ALmoMD

#Tutorials

Initialization

We are going to have a tutorial of the ALmoMD with an example of CuI.

Ground truth

But the actual implementation of ALmoMD with DFT is too demanding for the tutorial purpose due to the large amount of supercell calculations via DFT. Therefore, in this tutorial, we are going to have a pretrained MLIP model as a ground truth instead of DFT. To do that, you need REFER instead of DFT_INPUTS.

REFER: A directory containing the pretrained MLIP depolyed model (deployed-model_0_0.pth).

Accodingly, your ALmoMD inputs should be modified as below.

output_format : nequip             # Make the pretrained NequIP model as the ground truth
E_gs          : -0.142613646819514 # New corresponding reference potential energy (Energy of the geometry.in.supercell)

Train initial MLIP models

1) Split the aiMD trajectories into training and testing data. This can be implemented by a command of almomd utils split (# of testing data) (E_gs). In this practice, we will use 100 testing data.

almomd utils split 100 -0.142613646819514

It will create two files trajectory_train.son, trajectory_test.son, and a directory MODEL containing data_test.npz.

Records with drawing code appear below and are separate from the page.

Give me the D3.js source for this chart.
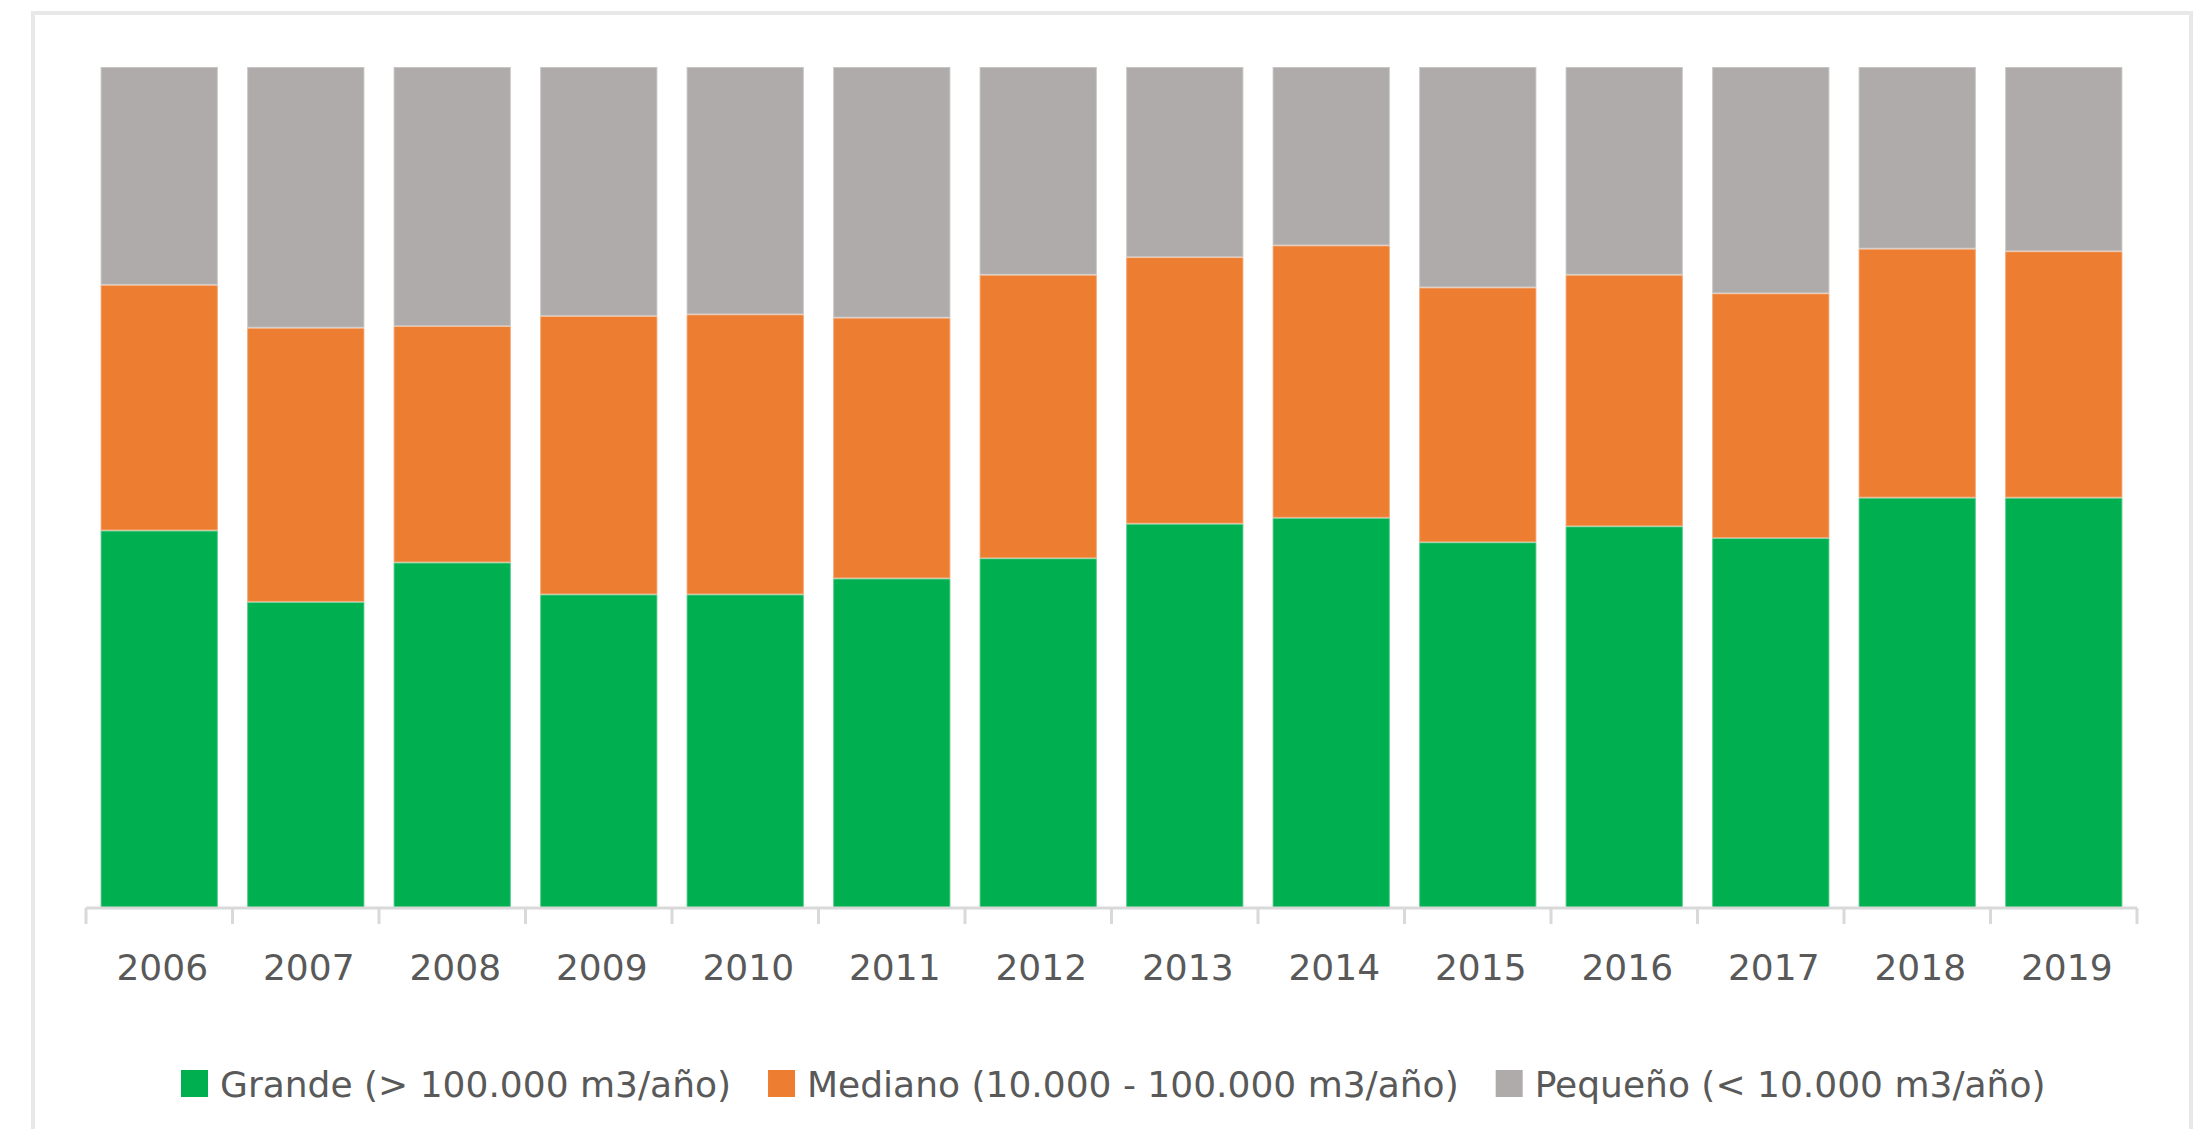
<!DOCTYPE html>
<html>
<head>
<meta charset="utf-8">
<script src="https://cdn.jsdelivr.net/npm/d3@7"></script>
<style>
  body { margin: 0; background: #fff; }
  svg text { font-family: "DejaVu Sans", sans-serif; fill: #595959; }
</style>
</head>
<body>
<div id="chart"></div>
<script>
// years and shares (% of total)
const years = ["2006", "2007", "2008", "2009", "2010", "2011", "2012",
               "2013", "2014", "2015", "2016", "2017", "2018", "2019"];
const grande  = [44.9, 36.4, 41.1, 37.3, 37.3, 39.2, 41.6, 45.7, 46.4, 43.5, 45.4, 44.0, 48.8, 48.8];
const mediano = [29.2, 32.6, 28.1, 33.1, 33.3, 31.0, 33.7, 31.7, 32.4, 30.3, 29.9, 29.1, 29.6, 29.3];
const pequeno = [25.9, 31.0, 30.8, 29.6, 29.4, 29.8, 24.7, 22.6, 21.2, 26.2, 24.7, 26.9, 21.6, 21.9];

const seriesNames = ["Grande (> 100.000 m3/año)", "Mediano (10.000 - 100.000 m3/año)", "Pequeño (< 10.000 m3/año)"];
const keys = ["grande", "mediano", "pequeno"];
const colors = ["#00b050", "#ed7d31", "#afabab"];

const W = 2201, H = 1129;
const plot = { left: 86, right: 2137, top: 67, bottom: 908 };

const svg = d3.select("#chart")
    .append("svg")
    .attr("width", W)
    .attr("height", H);

// outer frame
svg.append("rect")
    .attr("x", 33).attr("y", 13)
    .attr("width", 2158).attr("height", H + 20)
    .attr("fill", "none")
    .attr("stroke", "#e8e8e8")
    .attr("stroke-width", 4);

const rows = years.map((y, i) => ({ year: y, grande: grande[i], mediano: mediano[i], pequeno: pequeno[i] }));
const stacked = d3.stack().keys(keys).offset(d3.stackOffsetExpand)(rows);

const x = d3.scaleBand()
    .domain(years)
    .range([plot.left, plot.right])
    .paddingInner(0.2)
    .paddingOuter(0.1);

const y = d3.scaleLinear()
    .domain([0, 1])
    .range([plot.bottom, plot.top]);

const color = d3.scaleOrdinal().domain(keys).range(colors);

// bars
svg.append("g")
    .selectAll("g")
    .data(stacked)
    .enter()
    .append("g")
    .attr("fill", d => color(d.key))
    .selectAll("rect")
    .data(d => d)
    .enter()
    .append("rect")
    .attr("x", d => x(d.data.year))
    .attr("y", d => y(d[1]))
    .attr("width", x.bandwidth())
    .attr("height", d => y(d[0]) - y(d[1]))
    .attr("stroke", "#ffffff")
    .attr("stroke-opacity", 0.3)
    .attr("stroke-width", 2);

// x axis (ticks between categories, Excel style)
const axis = svg.append("g");
axis.append("line")
    .attr("x1", plot.left).attr("x2", plot.right)
    .attr("y1", plot.bottom).attr("y2", plot.bottom)
    .attr("stroke", "#d9d9d9")
    .attr("stroke-width", 3);

const step = x.step();
const tickPos = d3.range(years.length + 1).map(i => plot.left + i * (plot.right - plot.left) / years.length);
axis.selectAll(".tick")
    .data(tickPos)
    .enter()
    .append("line")
    .attr("x1", d => d).attr("x2", d => d)
    .attr("y1", plot.bottom).attr("y2", plot.bottom + 16)
    .attr("stroke", "#d9d9d9")
    .attr("stroke-width", 3);

axis.selectAll(".lbl")
    .data(years)
    .enter()
    .append("text")
    .attr("x", d => x(d) + x.bandwidth() / 2 + 3)
    .attr("y", 980)
    .attr("text-anchor", "middle")
    .attr("font-size", 36)
    .text(d => d);

// legend
const legend = svg.append("g");
let lx = 181;
seriesNames.forEach((name, i) => {
    legend.append("rect")
        .attr("x", lx).attr("y", 1070)
        .attr("width", 27).attr("height", 27)
        .attr("fill", colors[i]);
    const t = legend.append("text")
        .attr("x", lx + 39)
        .attr("y", 1097)
        .attr("font-size", 36)
        .text(name);
    lx = lx + 39 + t.node().getComputedTextLength() + 37;
});
</script>
</body>
</html>
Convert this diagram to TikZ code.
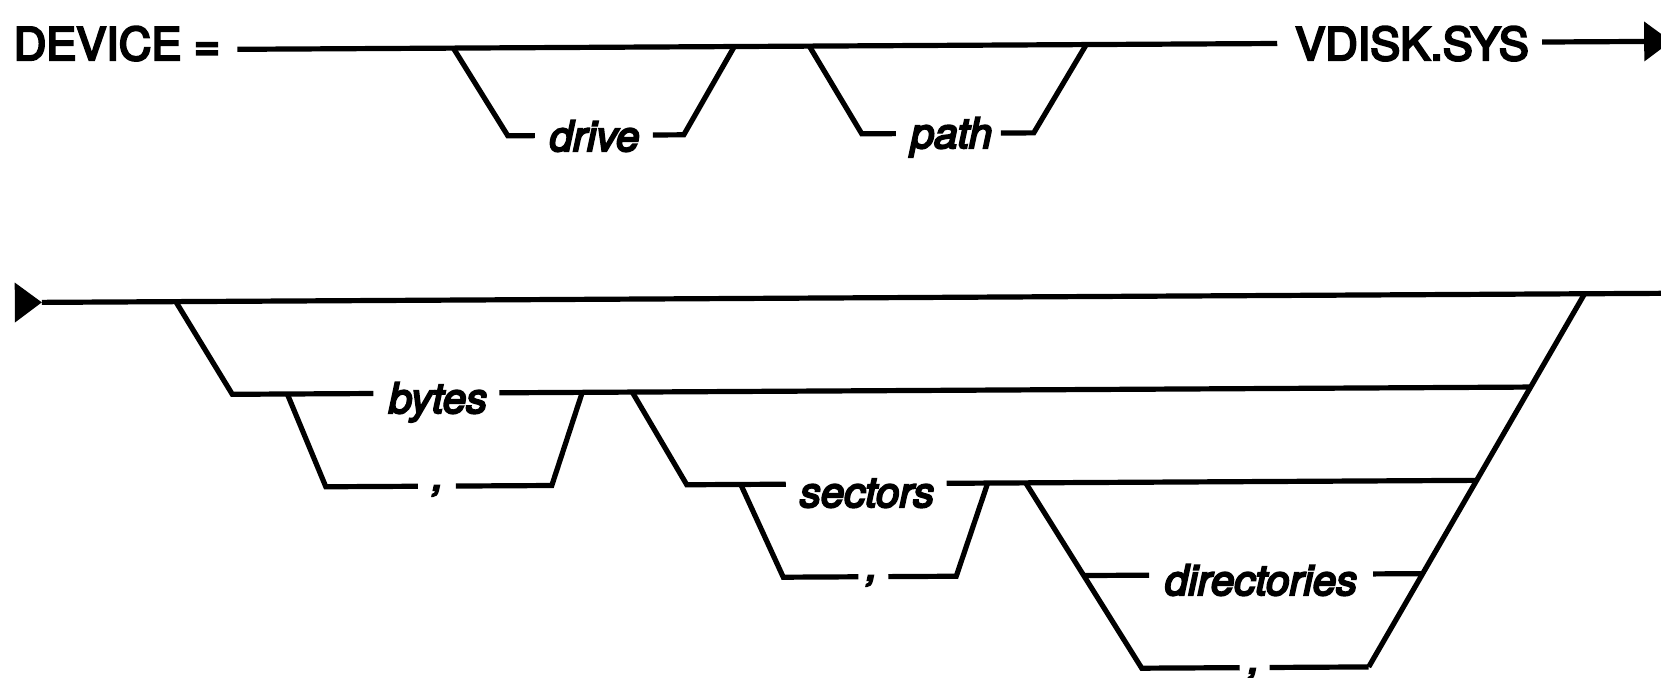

2) Create the training inputs for initial MLIP modes.

almomd init

It will create a directory of 300K-0bar_0 inside of MODEL.

cd MODEL/300-bar_0

You will find 3 training data (data-train_*.npz), and 6 NequIP inputs (input_*_*.yaml) and corresponding job scripts (job-nequip-gpu _*_*.slurm). This is because you assign 3 subsampling and 2 random initialization in input.in, leading to a total of 6 (=2*3) different MLIP models.

3) Submit your job scripts to train MLIP models.

sbatch job-nequip-gpu\_0.slurm; sbatch job-nequip-gpu\_1.slurm; sbatch job-nequip-gpu\_2.slurm; sbatch job-nequip-gpu\_3.slurm; sbatch job-nequip-gpu\_4.slurm; sbatch job-nequip-gpu\_5.slurm

4) When your training is done, you will get deployed MLIP models (depolyed-model_*_*.pth).

Active Learning Procedure

The active learning iterative loop in the ALmoMD consists of three major steps (MLIP exploration, DFT calculation, and MLIP training).

MLIP exploration

When you have MLIP models, the ALmoMD will explore the configurational space via MLIP-MD. This can be conducted by submit your job-cont.slurm.

sbatch job-cont.slurm

It will generate many files and directories. But, almomd.out, result.txt, and UNCERT/uncertainty-300K-0bar_*.txt are important files that users know.

1) almomd.out: It shows the overall process of the ALmoMD.

2) result.txt: It contains the testing results and their MLIP uncertainty at each active learning step.

3) UNCERT/uncertainty-300K-0bar_*.txt: It records the result of the MLIP-MD steps. You can recognize which MD snapshots are sampled.

When it samples all data, it will create a directory of CALC/300K-0bar_*, where all DFT inputs for the sampled snapshots are prepared.

DFT calculation

In each iteration, you need to go into the most recent CALC/300K-0bar_*.

cd CALC/300-0bar_1

You need to submit all job scripts.

sbatch job-vibes_0.slurm; sbatch job-vibes_1.slurm; sbatch job-vibes_2.slurm; sbatch job-vibes_3.slurm; sbatch job-vibes_4.slurm; sbatch job-vibes_5.slurm; sbatch job-vibes_6.slurm; sbatch job-vibes_7.slurm; sbatch job-vibes_8.slurm; sbatch job-vibes_9.slurm; sbatch job-vibes_10.slurm; sbatch job-vibes_11.slurm; sbatch job-vibes_12.slurm; sbatch job-vibes_13.slurm; sbatch job-vibes_14.slurm; sbatch job-vibes_15.slurm

MLIP training

Once all DFT calculations are finished, go back to main directory where result.txt exists.

almomd gen

This will add all new DFT outcomes into the training data. The new training data, inputs, and corresponding job scripts are generated in the most recent MODEL/300K-0bar_*. Then, submit all job scripts.

sbatch job-nequip-gpu\_0.slurm; sbatch job-nequip-gpu\_1.slurm; sbatch job-nequip-gpu\_2.slurm; sbatch job-nequip-gpu\_3.slurm; sbatch job-nequip-gpu\_4.slurm; sbatch job-nequip-gpu\_5.slurm

When your training is done, you will get deployed MLIP models (depolyed-model_*_*.pth). Then, go back to MLIP exploration section to complete the loop.